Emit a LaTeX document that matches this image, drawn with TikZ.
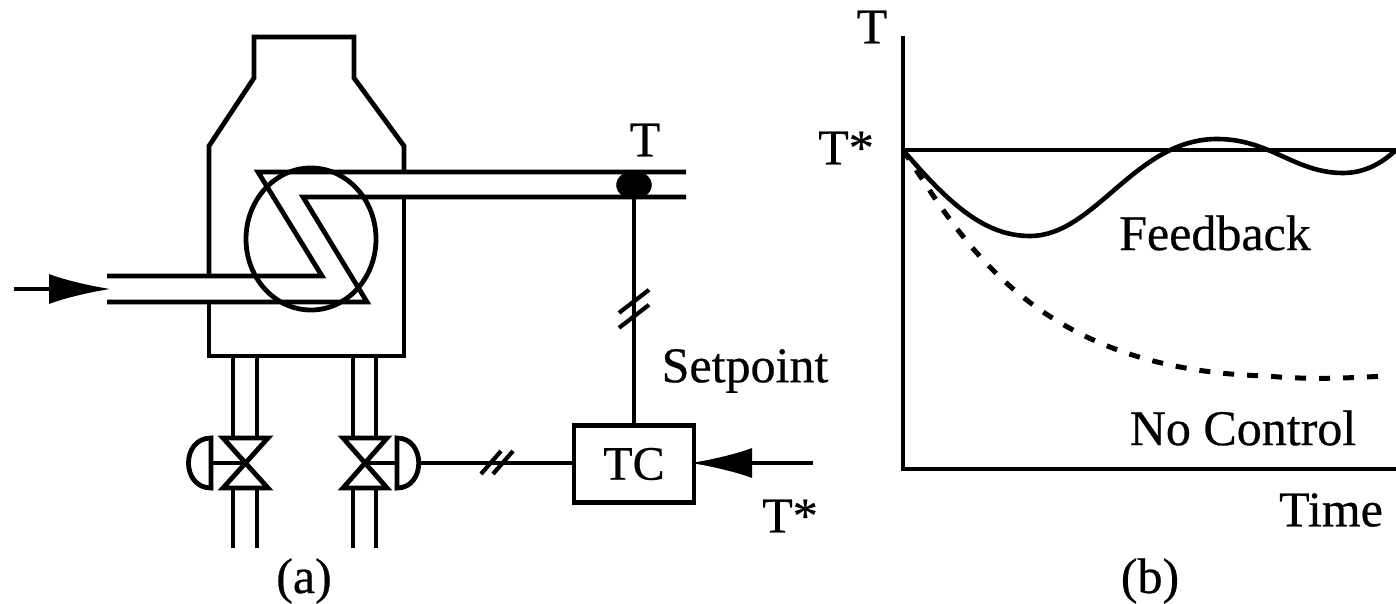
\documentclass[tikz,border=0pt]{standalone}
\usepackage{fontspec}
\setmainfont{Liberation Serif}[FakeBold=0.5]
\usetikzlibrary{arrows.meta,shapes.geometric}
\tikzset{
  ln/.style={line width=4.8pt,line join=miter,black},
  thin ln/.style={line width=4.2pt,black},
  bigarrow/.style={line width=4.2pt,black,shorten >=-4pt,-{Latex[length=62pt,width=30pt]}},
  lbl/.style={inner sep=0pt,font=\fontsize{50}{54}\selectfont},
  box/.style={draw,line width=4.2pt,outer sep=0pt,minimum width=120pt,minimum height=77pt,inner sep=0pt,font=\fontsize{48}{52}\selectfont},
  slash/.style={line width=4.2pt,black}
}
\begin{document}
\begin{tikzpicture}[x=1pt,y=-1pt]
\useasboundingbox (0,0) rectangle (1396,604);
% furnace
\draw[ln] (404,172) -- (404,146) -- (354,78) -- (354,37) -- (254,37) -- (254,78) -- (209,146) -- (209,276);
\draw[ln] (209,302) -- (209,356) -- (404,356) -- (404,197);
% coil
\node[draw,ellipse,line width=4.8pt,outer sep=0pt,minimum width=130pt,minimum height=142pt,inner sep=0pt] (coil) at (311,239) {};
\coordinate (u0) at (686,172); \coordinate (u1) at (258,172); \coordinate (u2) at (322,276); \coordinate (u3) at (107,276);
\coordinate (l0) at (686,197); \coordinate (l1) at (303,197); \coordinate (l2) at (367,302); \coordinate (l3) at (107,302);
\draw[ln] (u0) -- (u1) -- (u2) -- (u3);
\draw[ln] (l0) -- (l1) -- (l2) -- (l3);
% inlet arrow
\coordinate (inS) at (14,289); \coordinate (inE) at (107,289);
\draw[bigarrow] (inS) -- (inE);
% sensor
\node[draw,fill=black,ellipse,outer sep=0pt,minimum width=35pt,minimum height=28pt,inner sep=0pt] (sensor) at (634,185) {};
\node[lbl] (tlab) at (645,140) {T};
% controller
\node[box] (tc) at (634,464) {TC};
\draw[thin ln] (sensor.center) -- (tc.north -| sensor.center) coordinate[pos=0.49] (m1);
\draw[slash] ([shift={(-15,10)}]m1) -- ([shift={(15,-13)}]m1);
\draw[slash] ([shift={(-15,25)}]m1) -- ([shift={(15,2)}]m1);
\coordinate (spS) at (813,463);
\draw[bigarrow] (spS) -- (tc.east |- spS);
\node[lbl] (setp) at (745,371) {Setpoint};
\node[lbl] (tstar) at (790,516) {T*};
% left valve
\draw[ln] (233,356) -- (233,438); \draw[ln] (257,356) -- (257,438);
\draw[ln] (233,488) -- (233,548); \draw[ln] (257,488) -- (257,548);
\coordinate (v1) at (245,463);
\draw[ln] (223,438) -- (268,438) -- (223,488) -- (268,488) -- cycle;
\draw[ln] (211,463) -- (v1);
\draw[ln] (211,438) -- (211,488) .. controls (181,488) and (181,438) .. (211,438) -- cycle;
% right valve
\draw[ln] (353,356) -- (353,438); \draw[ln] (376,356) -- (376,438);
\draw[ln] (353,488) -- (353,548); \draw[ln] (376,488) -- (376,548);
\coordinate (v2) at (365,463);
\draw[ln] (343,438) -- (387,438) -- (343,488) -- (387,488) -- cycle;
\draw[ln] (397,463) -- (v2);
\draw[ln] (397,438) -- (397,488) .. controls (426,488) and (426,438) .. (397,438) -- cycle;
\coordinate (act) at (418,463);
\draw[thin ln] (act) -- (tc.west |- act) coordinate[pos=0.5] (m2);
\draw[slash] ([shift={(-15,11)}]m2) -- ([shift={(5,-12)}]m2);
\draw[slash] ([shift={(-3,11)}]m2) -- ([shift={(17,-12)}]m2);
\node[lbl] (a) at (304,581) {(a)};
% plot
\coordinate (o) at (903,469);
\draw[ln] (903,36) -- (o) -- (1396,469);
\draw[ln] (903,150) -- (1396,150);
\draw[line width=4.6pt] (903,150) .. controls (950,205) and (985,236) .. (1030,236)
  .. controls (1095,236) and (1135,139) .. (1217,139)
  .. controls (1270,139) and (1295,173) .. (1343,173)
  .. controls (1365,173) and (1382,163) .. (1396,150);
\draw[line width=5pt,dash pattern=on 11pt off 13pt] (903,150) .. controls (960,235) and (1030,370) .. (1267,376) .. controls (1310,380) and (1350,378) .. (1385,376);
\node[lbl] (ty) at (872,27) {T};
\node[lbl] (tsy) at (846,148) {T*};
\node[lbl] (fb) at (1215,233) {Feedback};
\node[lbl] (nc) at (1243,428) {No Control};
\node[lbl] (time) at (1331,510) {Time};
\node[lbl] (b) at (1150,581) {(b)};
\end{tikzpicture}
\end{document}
....
Work to do -
Skip every picture and transcribe the data above exactly.

Problem solution -
Emit a LaTeX document that matches this image, drawn with TikZ.
\documentclass[tikz,border=0pt]{standalone}
\usepackage{fontspec}
\setmainfont{Liberation Serif}[FakeBold=0.5]
\usetikzlibrary{arrows.meta,shapes.geometric}
\tikzset{
  ln/.style={line width=4.8pt,line join=miter,black},
  thin ln/.style={line width=4.2pt,black},
  bigarrow/.style={line width=4.2pt,black,shorten >=-4pt,-{Latex[length=62pt,width=30pt]}},
  lbl/.style={inner sep=0pt,font=\fontsize{50}{54}\selectfont},
  box/.style={draw,line width=4.2pt,outer sep=0pt,minimum width=120pt,minimum height=77pt,inner sep=0pt,font=\fontsize{48}{52}\selectfont},
  slash/.style={line width=4.2pt,black}
}
\begin{document}
\begin{tikzpicture}[x=1pt,y=-1pt]
\useasboundingbox (0,0) rectangle (1396,604);
% furnace
\draw[ln] (404,172) -- (404,146) -- (354,78) -- (354,37) -- (254,37) -- (254,78) -- (209,146) -- (209,276);
\draw[ln] (209,302) -- (209,356) -- (404,356) -- (404,197);
% coil
\node[draw,ellipse,line width=4.8pt,outer sep=0pt,minimum width=130pt,minimum height=142pt,inner sep=0pt] (coil) at (311,239) {};
\coordinate (u0) at (686,172); \coordinate (u1) at (258,172); \coordinate (u2) at (322,276); \coordinate (u3) at (107,276);
\coordinate (l0) at (686,197); \coordinate (l1) at (303,197); \coordinate (l2) at (367,302); \coordinate (l3) at (107,302);
\draw[ln] (u0) -- (u1) -- (u2) -- (u3);
\draw[ln] (l0) -- (l1) -- (l2) -- (l3);
% inlet arrow
\coordinate (inS) at (14,289); \coordinate (inE) at (107,289);
\draw[bigarrow] (inS) -- (inE);
% sensor
\node[draw,fill=black,ellipse,outer sep=0pt,minimum width=35pt,minimum height=28pt,inner sep=0pt] (sensor) at (634,185) {};
\node[lbl] (tlab) at (645,140) {T};
% controller
\node[box] (tc) at (634,464) {TC};
\draw[thin ln] (sensor.center) -- (tc.north -| sensor.center) coordinate[pos=0.49] (m1);
\draw[slash] ([shift={(-15,10)}]m1) -- ([shift={(15,-13)}]m1);
\draw[slash] ([shift={(-15,25)}]m1) -- ([shift={(15,2)}]m1);
\coordinate (spS) at (813,463);
\draw[bigarrow] (spS) -- (tc.east |- spS);
\node[lbl] (setp) at (745,371) {Setpoint};
\node[lbl] (tstar) at (790,516) {T*};
% left valve
\draw[ln] (233,356) -- (233,438); \draw[ln] (257,356) -- (257,438);
\draw[ln] (233,488) -- (233,548); \draw[ln] (257,488) -- (257,548);
\coordinate (v1) at (245,463);
\draw[ln] (223,438) -- (268,438) -- (223,488) -- (268,488) -- cycle;
\draw[ln] (211,463) -- (v1);
\draw[ln] (211,438) -- (211,488) .. controls (181,488) and (181,438) .. (211,438) -- cycle;
% right valve
\draw[ln] (353,356) -- (353,438); \draw[ln] (376,356) -- (376,438);
\draw[ln] (353,488) -- (353,548); \draw[ln] (376,488) -- (376,548);
\coordinate (v2) at (365,463);
\draw[ln] (343,438) -- (387,438) -- (343,488) -- (387,488) -- cycle;
\draw[ln] (397,463) -- (v2);
\draw[ln] (397,438) -- (397,488) .. controls (426,488) and (426,438) .. (397,438) -- cycle;
\coordinate (act) at (418,463);
\draw[thin ln] (act) -- (tc.west |- act) coordinate[pos=0.5] (m2);
\draw[slash] ([shift={(-15,11)}]m2) -- ([shift={(5,-12)}]m2);
\draw[slash] ([shift={(-3,11)}]m2) -- ([shift={(17,-12)}]m2);
\node[lbl] (a) at (304,581) {(a)};
% plot
\coordinate (o) at (903,469);
\draw[ln] (903,36) -- (o) -- (1396,469);
\draw[ln] (903,150) -- (1396,150);
\draw[line width=4.6pt] (903,150) .. controls (950,205) and (985,236) .. (1030,236)
  .. controls (1095,236) and (1135,139) .. (1217,139)
  .. controls (1270,139) and (1295,173) .. (1343,173)
  .. controls (1365,173) and (1382,163) .. (1396,150);
\draw[line width=5pt,dash pattern=on 11pt off 13pt] (903,150) .. controls (960,235) and (1030,370) .. (1267,376) .. controls (1310,380) and (1350,378) .. (1385,376);
\node[lbl] (ty) at (872,27) {T};
\node[lbl] (tsy) at (846,148) {T*};
\node[lbl] (fb) at (1215,233) {Feedback};
\node[lbl] (nc) at (1243,428) {No Control};
\node[lbl] (time) at (1331,510) {Time};
\node[lbl] (b) at (1150,581) {(b)};
\end{tikzpicture}
\end{document}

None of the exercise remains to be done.